NEW YORK — Corporate brands are on track to achieve penetration on par with Europe during the next decade, with share growing from less than 20% in the U.S. to 25% to 30%, forecasts Rabobank’s Food and Agribusiness Research Group.
Retailer brands have grown 6% over the past five years, which Rabobank attributes to innovation and investment of brand management by retailers; consumer perception of value; and retail consolidation increasing store-brand penetration and power. During the same time period, national-brand packaged foods were up just 2%.
“On grocery shelves around the U.S., from convenience stores to upscale supermarkets, retail brands now compete successfully and often win against national brands, earning consumer trust in terms of pricing, quality, image and value,” said Nicholas Fereday, Rabobank analyst and author of the report, in a press release.
National brands can more effectively compete by creating radical new products, and diversifying into business-to-business manufacturing for other brands and foodservice channels.

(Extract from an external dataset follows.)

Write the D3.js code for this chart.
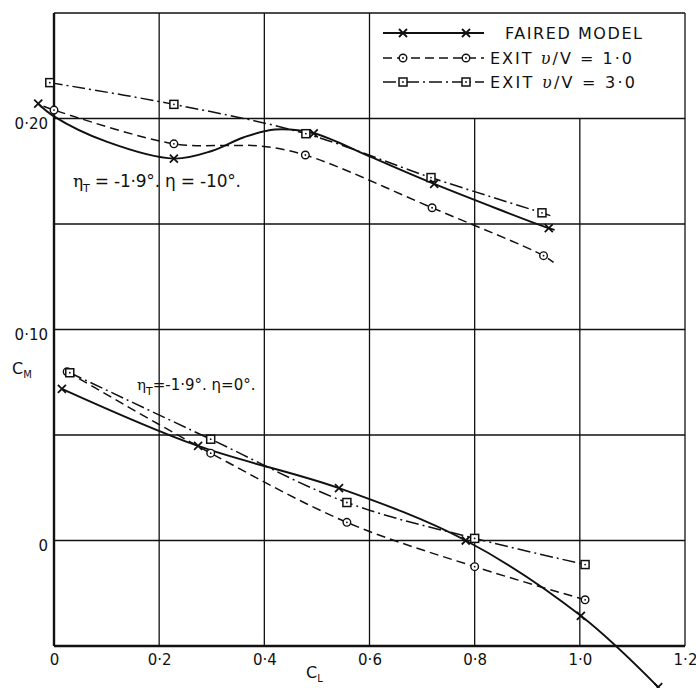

“Many national-brand owners need to be bolder in their thinking and strategizing," advised Fereday. "Instead of opting for low cost, low risk, conservative solutions, they need to think and act more like the Apples of the world, innovating new game-changing food products and entering new categories. Alternatively, national brand owners should consider downsizing brand-building efforts and diversifying their manufacturing into B2B activities."